5. Benchmarks Remote Support Quality Consistently
Remote IT support has become standard across US operations, but it introduces inconsistency in how agents communicate, document, and close tickets. According to WifiTalents (2024), mystery shopping programs can improve customer satisfaction scores by up to 10% when applied consistently, a meaningful operational gain for distributed support teams managing end users across multiple time zones.
| Evaluation Area | Standard ITSM Metric | Mystery Shopping Adds |
|---|---|---|
| Response Speed | Time to first response (system log) | Quality and relevance of that first response |
| Resolution Quality | FCR rate (ticket closure data) | Whether the fix actually resolved the end-user problem |
| SLA Compliance | Breach alerts from platform rules | End-user perception of timeliness and communication |
| Escalation Handling | Escalation rate and MTTR by tier | Context continuity and user experience during handoff |
| Knowledge Usage | Knowledge article view counts | Accuracy and applicability of articles in live scenarios |
| Agent Communication | CSAT survey score post-resolution | Tone, clarity, and technical accuracy during interaction |
Integrating Mystery Shopping Findings Into ITSM Workflows
The findings from a mystery shopping program only generate operational value when they feed back into the ITSM system in a structured way. According to GoAudits, accurate mystery shopping reports help businesses monitor compliance, evaluate staff performance, and improve customer experience when paired with standardized digital reporting and centralized dashboards. For IT operations teams, that means mapping each evaluation finding to a specific process, a knowledge article, or an agent coaching record rather than letting insights sit in a PDF report.
Under ITIL 4 principles, continual improvement is a practice, not an event. Mystery shopping results belong inside that practice loop. When an evaluator identifies that a particular incident category consistently produces poor escalation experiences, that finding should generate a formal improvement task, assigned to a team lead, tracked in the same platform managing ticket queues and change requests. The discipline of treating mystery shopping output as structured input, rather than anecdotal feedback, is what separates teams that improve CSAT over time from those that plateau.
AI-assisted platforms accelerate this integration. When mystery shopping reports flag recurring knowledge article failures, the platform can auto-tag affected articles for review, prioritize them in the knowledge base maintenance queue, and alert the content owner before the next SLA review cycle. That closes the loop between discovery and correction far faster than manual review processes allow.

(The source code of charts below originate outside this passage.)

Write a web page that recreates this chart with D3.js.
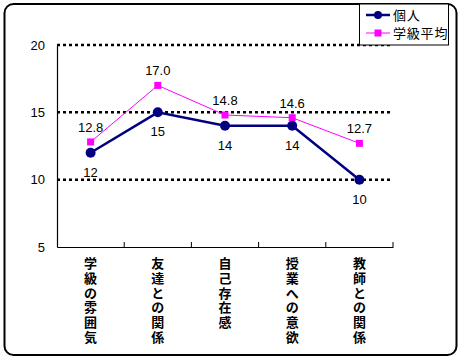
<!DOCTYPE html>
<html><head><meta charset="utf-8">
<script src="https://cdn.jsdelivr.net/npm/d3@7"></script>
<style>body{margin:0;background:#fff}svg{display:block}</style>
</head><body>
<svg id="c" width="462" height="362"></svg>
<script>
const categories = ["学級の雰囲気","友達との関係","自己存在感","授業への意欲","教師との関係"];
const personal = [12, 15, 14, 14, 10];
const classAvg = [12.8, 17.0, 14.8, 14.6, 12.7];
const yTicks = [5, 10, 15, 20];
const seriesNames = ["個人", "学級平均"];

const svg = d3.select("#c");
const numFont = "'Liberation Sans', Arial, sans-serif";
const jpFont = "'Noto Sans CJK JP', sans-serif";

// outer frame
svg.append("rect").attr("x", 4.5).attr("y", 4).attr("width", 452).attr("height", 351)
  .attr("rx", 9).attr("fill", "none").attr("stroke", "#000").attr("stroke-width", 2);

const x0 = 57, x1 = 393, yTop = 45, yBot = 247;
const x = d3.scaleBand().domain(categories).range([x0, x1]);
const y = d3.scaleLinear().domain([5, 20]).range([yBot, yTop]);

// gridlines
svg.append("g").selectAll("line").data(yTicks.filter(t => t > 5)).join("line")
  .attr("x1", x0).attr("x2", x1).attr("y1", d => y(d)).attr("y2", d => y(d))
  .attr("stroke", "#000").attr("stroke-width", 2.5).attr("stroke-dasharray", "3,3");

// y axis
const yAxis = d3.axisLeft(y).tickValues(yTicks).tickSize(0).tickPadding(12);
const gy = svg.append("g").attr("transform", `translate(${x0},0)`).call(yAxis);
gy.select(".domain").attr("stroke", "#000").attr("stroke-width", 1.2);
gy.selectAll("text").attr("font-family", numFont).attr("font-size", 13).attr("fill", "#000");

// x axis
const gx = svg.append("g").attr("transform", `translate(0,${yBot})`)
  .call(d3.axisBottom(x).tickValues([]).tickSizeOuter(0));
gx.select(".domain").attr("stroke", "#000").attr("stroke-width", 1.2);
const bounds = categories.map(c => x(c) + x.bandwidth());
svg.append("g").selectAll("line").data(bounds).join("line")
  .attr("x1", d => d).attr("x2", d => d).attr("y1", yBot - 5).attr("y2", yBot)
  .attr("stroke", "#000").attr("stroke-width", 1);

// category labels (vertical, one char per text)
const cg = svg.append("g");
categories.forEach(c => {
  Array.from(c).forEach((ch, i) => {
    cg.append("text").attr("font-family", jpFont).attr("font-weight", "bold")
      .attr("font-size", 13).attr("text-anchor", "middle").attr("fill", "#000")
      .attr("x", x(c) + x.bandwidth() / 2).attr("y", 268 + i * 14.8).text(ch);
  });
});

const cx = (d, i) => x(categories[i]) + x.bandwidth() / 2;

// class average line
svg.append("path").datum(classAvg)
  .attr("d", d3.line().x(cx).y(d => y(d)))
  .attr("fill", "none").attr("stroke", "#ff00ff").attr("stroke-width", 1);
svg.append("g").selectAll("rect").data(classAvg).join("rect")
  .attr("x", (d, i) => cx(d, i) - 3.5).attr("y", d => y(d) - 3.5)
  .attr("width", 7).attr("height", 7).attr("fill", "#ff00ff");

// personal line
svg.append("path").datum(personal)
  .attr("d", d3.line().x(cx).y(d => y(d)))
  .attr("fill", "none").attr("stroke", "#000080").attr("stroke-width", 2.5);
svg.append("g").selectAll("circle").data(personal).join("circle")
  .attr("cx", cx).attr("cy", d => y(d)).attr("r", 5).attr("fill", "#000080");

// data labels
svg.append("g").selectAll("text").data(classAvg).join("text")
  .attr("x", cx).attr("y", d => y(d) - 10).attr("text-anchor", "middle")
  .attr("font-family", numFont).attr("font-size", 13).attr("fill", "#000")
  .text(d => d.toFixed(1));
svg.append("g").selectAll("text").data(personal).join("text")
  .attr("x", cx).attr("y", d => y(d) + 24).attr("text-anchor", "middle")
  .attr("font-family", numFont).attr("font-size", 13).attr("fill", "#000")
  .text(d => d);

// legend
svg.append("rect").attr("x", 359.5).attr("y", 4).attr("width", 89).attr("height", 41)
  .attr("fill", "#fff").attr("stroke", "#000").attr("stroke-width", 1);
const lg = svg.append("g");
[0, 1].forEach(i => {
  const ly = 15 + i * 18;
  lg.append("line").attr("x1", 366).attr("x2", 390).attr("y1", ly).attr("y2", ly)
    .attr("stroke", i === 0 ? "#000080" : "#ff00ff").attr("stroke-width", i === 0 ? 2.5 : 1);
  if (i === 0) lg.append("circle").attr("cx", 378).attr("cy", ly).attr("r", 4).attr("fill", "#000080");
  else lg.append("rect").attr("x", 374.5).attr("y", ly - 3.5).attr("width", 7).attr("height", 7).attr("fill", "#ff00ff");
  lg.append("text").attr("x", 393).attr("y", ly + 5).attr("font-family", jpFont)
    .attr("font-size", 13).attr("letter-spacing", 0.8).attr("fill", "#000").text(seriesNames[i]);
});
</script>
</body></html>
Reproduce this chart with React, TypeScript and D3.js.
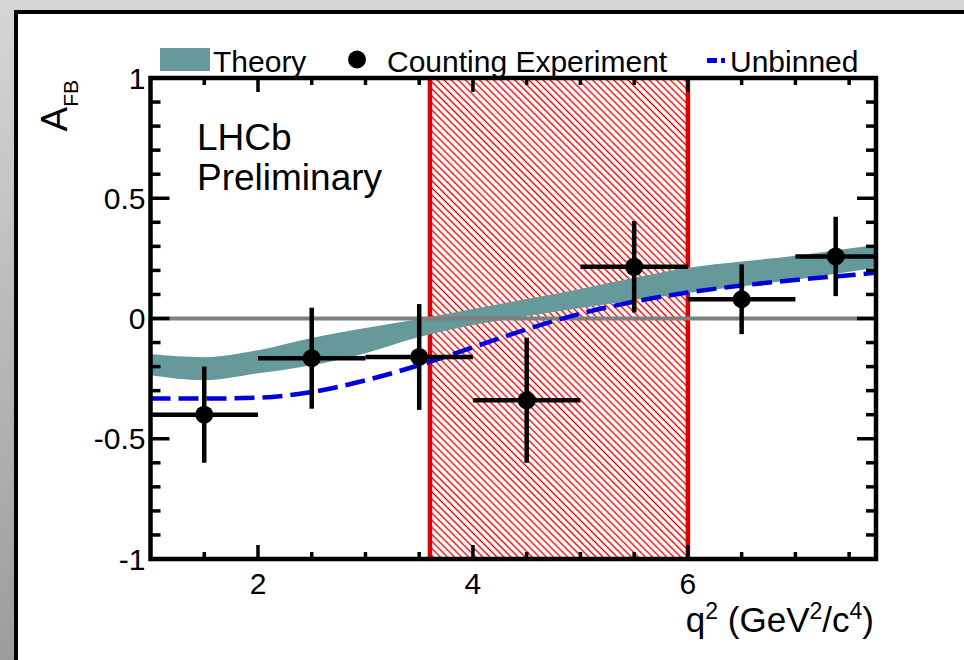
import React from 'react';
import * as d3 from 'd3';

const W = 964;
const H = 660;

// Theory band (SM prediction)
const theoryQ2 = [1.0, 1.5, 2.0, 2.5, 3.0, 3.5, 4.0, 4.5, 5.0, 5.5, 6.0, 6.5, 7.0, 7.5, 7.75];
const theoryLow = [-0.236, -0.257, -0.228, -0.194, -0.144, -0.077, -0.027, 0.01, 0.044, 0.077, 0.106, 0.134, 0.161, 0.194, 0.211];
const theoryHigh = [-0.148, -0.161, -0.132, -0.081, -0.04, -0.002, 0.04, 0.081, 0.123, 0.169, 0.211, 0.237, 0.261, 0.291, 0.307];

// Unbinned fit
const unbinnedQ2 = [1.0, 1.5, 2.0, 2.5, 3.0, 3.5, 4.0, 4.5, 5.0, 5.5, 6.0, 6.5, 7.0, 7.5, 7.75];
const unbinnedAfb = [-0.333, -0.333, -0.329, -0.306, -0.257, -0.194, -0.12, -0.045, 0.02, 0.07, 0.108, 0.137, 0.16, 0.18, 0.19];

// Counting experiment
const binLow = [1, 2, 3, 4, 5, 6, 7];
const binHigh = [2, 3, 4, 5, 6, 7, 7.75];
const binCenter = [1.5, 2.5, 3.5, 4.5, 5.5, 6.5, 7.375];
const countAfb = [-0.4, -0.165, -0.16, -0.34, 0.215, 0.08, 0.258];
const countErr = [0.2, 0.21, 0.22, 0.26, 0.19, 0.145, 0.165];

// Vetoed region
const vetoRange = [3.6, 6.0];

// Axes
const xDomain = [1, 7.75];
const yDomain = [-1, 1];
const xMajorTicks = [2, 4, 6];
const xMajorLabels = ['2', '4', '6'];
const xMinorTicks = [1.5, 2.5, 3, 3.5, 4.5, 5, 5.5, 6.5, 7, 7.5];
const yMajorTicks = [-1, -0.5, 0, 0.5, 1];
const yMajorLabels = ['-1', '-0.5', '0', '0.5', '1'];
const yMinorTicks = [-0.9, -0.8, -0.7, -0.6, -0.4, -0.3, -0.2, -0.1, 0.1, 0.2, 0.3, 0.4, 0.6, 0.7, 0.8, 0.9];

const legendLabels = ['Theory', 'Counting Experiment', 'Unbinned'];

const FONT = '"Liberation Sans", Arial, Helvetica, sans-serif';

export default function App() {
  const left = 150.5, right = 876, top = 78, bottom = 559;
  const x = d3.scaleLinear().domain(xDomain).range([left, right]);
  const y = d3.scaleLinear().domain(yDomain).range([bottom, top]);

  const bandData = theoryQ2.map((q, i) => ({ q, lo: theoryLow[i], hi: theoryHigh[i] }));
  const band = d3
    .area<{ q: number; lo: number; hi: number }>()
    .x((d) => x(d.q))
    .y0((d) => y(d.lo))
    .y1((d) => y(d.hi))
    .curve(d3.curveMonotoneX)(bandData) as string;

  const lineData = unbinnedQ2.map((q, i) => ({ q, v: unbinnedAfb[i] }));
  const line = d3
    .line<{ q: number; v: number }>()
    .x((d) => x(d.q))
    .y((d) => y(d.v))
    .curve(d3.curveMonotoneX)(lineData) as string;

  const tickW = 3.5;
  const xMajLen = 14, xMinLen = 7, yMajLen = 19, yMinLen = 10;

  return (
    <svg
      width={W}
      height={H}
      viewBox={`0 0 ${W} ${H}`}
      style={{ position: 'absolute', left: 0, top: 0, display: 'block' }}
      fontFamily={FONT}
    >
      <defs>
        <linearGradient id="bg" x1="0" y1="0" x2="0" y2="1">
          <stop offset="0" stopColor="#d6d6d6" />
          <stop offset="1" stopColor="#9c9c9c" />
        </linearGradient>
        <pattern id="hatch" width="5" height="5" patternUnits="userSpaceOnUse" patternTransform="rotate(-45)">
          <line x1="2.5" y1="0" x2="2.5" y2="5" stroke="#e80000" strokeWidth="1.4" />
        </pattern>
        <clipPath id="plotClip">
          <rect x={left} y={top} width={right - left} height={bottom - top} />
        </clipPath>
      </defs>

      <rect x={0} y={0} width={W} height={H} fill="url(#bg)" />
      <rect x={16} y={12} width={W} height={H} fill="#ffffff" stroke="#000" strokeWidth={4} />

      {/* Legend */}
      <g>
        <rect x={160} y={48} width={50} height={23} fill="#669999" />
        <text x={213} y={72} fontSize={30} fill="#000">{legendLabels[0]}</text>
        <circle cx={357} cy={59.5} r={9} fill="#000" />
        <text x={387} y={72} fontSize={30} fill="#000">{legendLabels[1]}</text>
        <line x1={707} y1={60.5} x2={726} y2={60.5} stroke="#0000dd" strokeWidth={5} strokeDasharray="10,4,4" />
        <text x={730} y={72} fontSize={30} fill="#000">{legendLabels[2]}</text>
      </g>

      {/* Plot content */}
      <g clipPath="url(#plotClip)">
        <rect
          x={x(vetoRange[0])}
          y={top}
          width={x(vetoRange[1]) - x(vetoRange[0])}
          height={bottom - top}
          fill="url(#hatch)"
        />
        {vetoRange.map((v, i) => (
          <line key={i} x1={x(v)} x2={x(v)} y1={top} y2={bottom} stroke="#dd0000" strokeWidth={4.5} />
        ))}
        <path d={band} fill="#669999" />
        <line x1={left} x2={right} y1={y(0)} y2={y(0)} stroke="#7f7f7f" strokeWidth={4} />
        <path d={line} fill="none" stroke="#0000dd" strokeWidth={4.5} strokeDasharray="20,8" />
        {binCenter.map((c, i) => (
          <g key={i}>
            <line x1={x(binLow[i])} x2={x(binHigh[i])} y1={y(countAfb[i])} y2={y(countAfb[i])} stroke="#000" strokeWidth={4.5} />
            <line
              x1={x(c)}
              x2={x(c)}
              y1={y(countAfb[i] - countErr[i])}
              y2={y(countAfb[i] + countErr[i])}
              stroke="#000"
              strokeWidth={4.5}
            />
            <circle cx={x(c)} cy={y(countAfb[i])} r={9} fill="#000" />
          </g>
        ))}
      </g>

      {/* Ticks */}
      <g stroke="#000" strokeWidth={tickW}>
        {xMajorTicks.map((t) => (
          <g key={'xm' + t}>
            <line x1={x(t)} x2={x(t)} y1={bottom} y2={bottom - xMajLen} />
            <line x1={x(t)} x2={x(t)} y1={top} y2={top + xMajLen} />
          </g>
        ))}
        {xMinorTicks.map((t) => (
          <g key={'xn' + t}>
            <line x1={x(t)} x2={x(t)} y1={bottom} y2={bottom - xMinLen} />
            <line x1={x(t)} x2={x(t)} y1={top} y2={top + xMinLen} />
          </g>
        ))}
        {yMajorTicks.map((t) => (
          <g key={'ym' + t}>
            <line x1={left} x2={left + yMajLen} y1={y(t)} y2={y(t)} />
            <line x1={right} x2={right - yMajLen} y1={y(t)} y2={y(t)} />
          </g>
        ))}
        {yMinorTicks.map((t) => (
          <g key={'yn' + t}>
            <line x1={left} x2={left + yMinLen} y1={y(t)} y2={y(t)} />
            <line x1={right} x2={right - yMinLen} y1={y(t)} y2={y(t)} />
          </g>
        ))}
      </g>

      {/* Frame */}
      <rect x={left} y={top} width={right - left} height={bottom - top} fill="none" stroke="#000" strokeWidth={4.5} />

      {/* Tick labels */}
      {xMajorTicks.map((t, i) => (
        <text key={'xl' + t} x={x(t)} y={bottom + 35} fontSize={30} textAnchor="middle" fill="#000">
          {xMajorLabels[i]}
        </text>
      ))}
      {yMajorTicks.map((t, i) => (
        <text key={'yl' + t} x={left - 5} y={y(t) + 10.5} fontSize={30} textAnchor="end" fill="#000">
          {yMajorLabels[i]}
        </text>
      ))}

      {/* Axis titles */}
      <text x={874} y={632} fontSize={35} textAnchor="end" fill="#000">
        q<tspan fontSize={23} dy={-13}>2</tspan>
        <tspan dy={13}> (GeV</tspan>
        <tspan fontSize={23} dy={-13}>2</tspan>
        <tspan dy={13}>/c</tspan>
        <tspan fontSize={23} dy={-13}>4</tspan>
        <tspan dy={13}>)</tspan>
      </text>
      <text transform="translate(67,80) rotate(-90)" fontSize={37} textAnchor="end" fill="#000">
        A<tspan fontSize={21} dy={11}>FB</tspan>
      </text>

      {/* LHCb label */}
      <text x={197} y={150} fontSize={37} fill="#000">LHCb</text>
      <text x={197} y={190} fontSize={37} fill="#000">Preliminary</text>
    </svg>
  );
}
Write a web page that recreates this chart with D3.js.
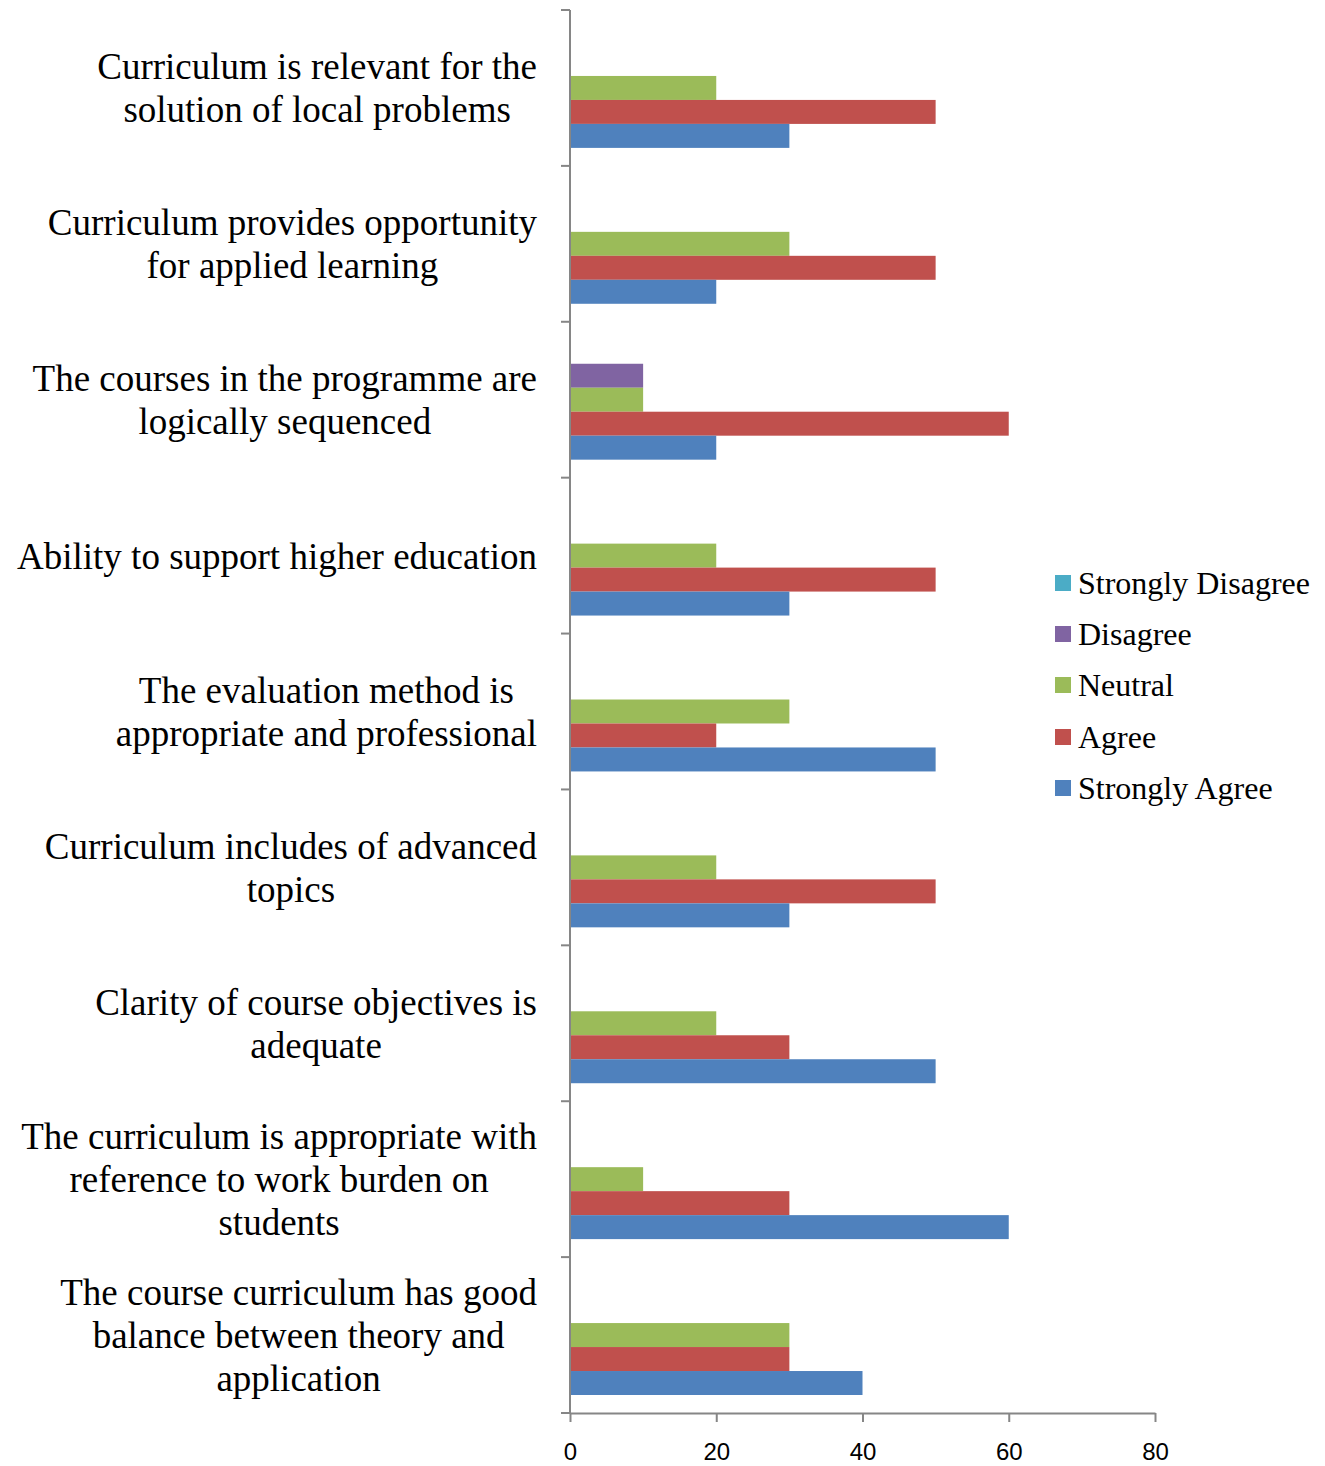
<!DOCTYPE html>
<html><head><meta charset="utf-8">
<script src="https://cdn.jsdelivr.net/npm/d3@7"></script>
<style>body{margin:0;background:#fff}</style>
</head><body>
<svg id="c" width="1325" height="1466"></svg>
<script>
const categories = [
  ["Curriculum is relevant for the","solution of local problems"],
  ["Curriculum provides opportunity","for applied learning"],
  ["The courses in the programme are","logically sequenced"],
  ["Ability to support higher education"],
  ["The evaluation method is","appropriate and professional"],
  ["Curriculum includes of advanced","topics"],
  ["Clarity of course objectives is","adequate"],
  ["The curriculum is appropriate with","reference to work burden on","students"],
  ["The course curriculum has good","balance between theory and","application"]
];
const seriesNames = ["Strongly Disagree","Disagree","Neutral","Agree","Strongly Agree"];
const seriesColors = ["#4BACC6","#8064A2","#9BBB59","#C0504D","#4F81BD"];
const stronglyDisagree = [0,0,0,0,0,0,0,0,0];
const disagree         = [0,0,10,0,0,0,0,0,0];
const neutral          = [20,30,10,20,30,20,20,10,30];
const agree            = [50,50,60,50,20,50,30,30,30];
const stronglyAgree    = [30,20,20,30,50,30,50,60,40];
const xTicks = [0,20,40,60,80];

const series = [stronglyDisagree, disagree, neutral, agree, stronglyAgree];
const svg = d3.select("#c");
const x0 = 570, x1 = 1155, yTop = 10, yBot = 1413;
const x = d3.scaleLinear().domain([0,80]).range([x0,x1]);
const y = d3.scaleBand().domain(d3.range(categories.length)).range([yTop,yBot]).padding(0);
const inner = d3.scaleBand().domain(d3.range(seriesNames.length)).range([18, y.bandwidth()-18]).padding(0);

// bars
categories.forEach((c,i)=>{
  series.forEach((s,j)=>{
    if (s[i] > 0) {
      svg.append("rect")
        .attr("x", x(0)).attr("y", y(i)+inner(j))
        .attr("width", x(s[i])-x(0)).attr("height", inner.bandwidth())
        .attr("fill", seriesColors[j]);
    }
  });
});

// y axis
const axisColor = "#868686";
svg.append("line").attr("x1",x0).attr("x2",x0).attr("y1",yTop).attr("y2",yBot)
  .attr("stroke",axisColor).attr("stroke-width",2);
const yTickPos = d3.range(categories.length+1).map(i=> i<categories.length ? y(i) : yBot);
yTickPos.forEach(p=>{
  svg.append("line").attr("x1",x0-9).attr("x2",x0).attr("y1",p).attr("y2",p)
    .attr("stroke",axisColor).attr("stroke-width",2);
});
// x axis
const xa = svg.append("g").attr("transform",`translate(0,${yBot})`)
  .call(d3.axisBottom(x).tickValues(xTicks).tickSize(9).tickPadding(21).tickSizeOuter(0));
xa.select(".domain").attr("stroke",axisColor).attr("stroke-width",2);
xa.selectAll(".tick line").attr("stroke",axisColor).attr("stroke-width",2);
xa.selectAll(".tick text").attr("fill","#000")
  .style("font-family","'Liberation Sans Narrow','Liberation Sans',sans-serif")
  .style("font-size","24px");

// category labels
const labelFont = "'Liberation Serif','Times New Roman',serif";
const lh = 43;
categories.forEach((lines,i)=>{
  const g = svg.append("g");
  const cy = y(i) + y.bandwidth()/2;
  const texts = lines.map((t,k)=> g.append("text").text(t)
      .attr("y", cy + (k - (lines.length-1)/2)*lh)
      .attr("dy","0.35em")
      .attr("text-anchor","middle")
      .style("font-family",labelFont).style("font-size","37px").attr("fill","#000"));
  const maxW = d3.max(texts, t=> t.node().getComputedTextLength());
  texts.forEach(t=> t.attr("x", 537 - maxW/2));
});

// legend
const legY = [583,634,685,737,788];
seriesNames.forEach((n,j)=>{
  svg.append("rect").attr("x",1055).attr("y",legY[j]-8).attr("width",16).attr("height",16)
    .attr("fill",seriesColors[j]);
  svg.append("text").attr("x",1078).attr("y",legY[j]).attr("dy","0.35em").text(n)
    .style("font-family",labelFont).style("font-size","32px").attr("fill","#000");
});
</script>
</body></html>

Building a Mystery Shopping Program That Produces Actionable Data

A mystery shopping program that produces actionable data requires deliberate design at four levels: scenario selection, evaluator training, scoring consistency, and reporting cadence.
Scenario selection should mirror the actual incident mix hitting the support team. If 40% of weekly tickets are password resets and access provisioning requests, evaluators should submit those ticket types at realistic frequency. Artificially stacking the program with edge-case incidents skews findings away from the everyday experience that most end users have.
Evaluator training determines scoring consistency. Evaluators need clear definitions for each criterion, calibration sessions where scores are compared and discrepancies are resolved, and regular recalibration as the support environment changes. Without that discipline, mystery shopping data becomes too subjective to drive process changes.
Reporting cadence matters because support quality shifts with staffing, ticket volume, and product changes. Monthly mystery shopping cycles aligned with the ITSM team’s regular service review calendar give operations directors a consistent signal rather than a one-time snapshot. When SLA breach risk is being flagged in real time by the platform and mystery shopping results are arriving on the same monthly rhythm, the support organization builds a much clearer picture of where process improvement effort should be directed next.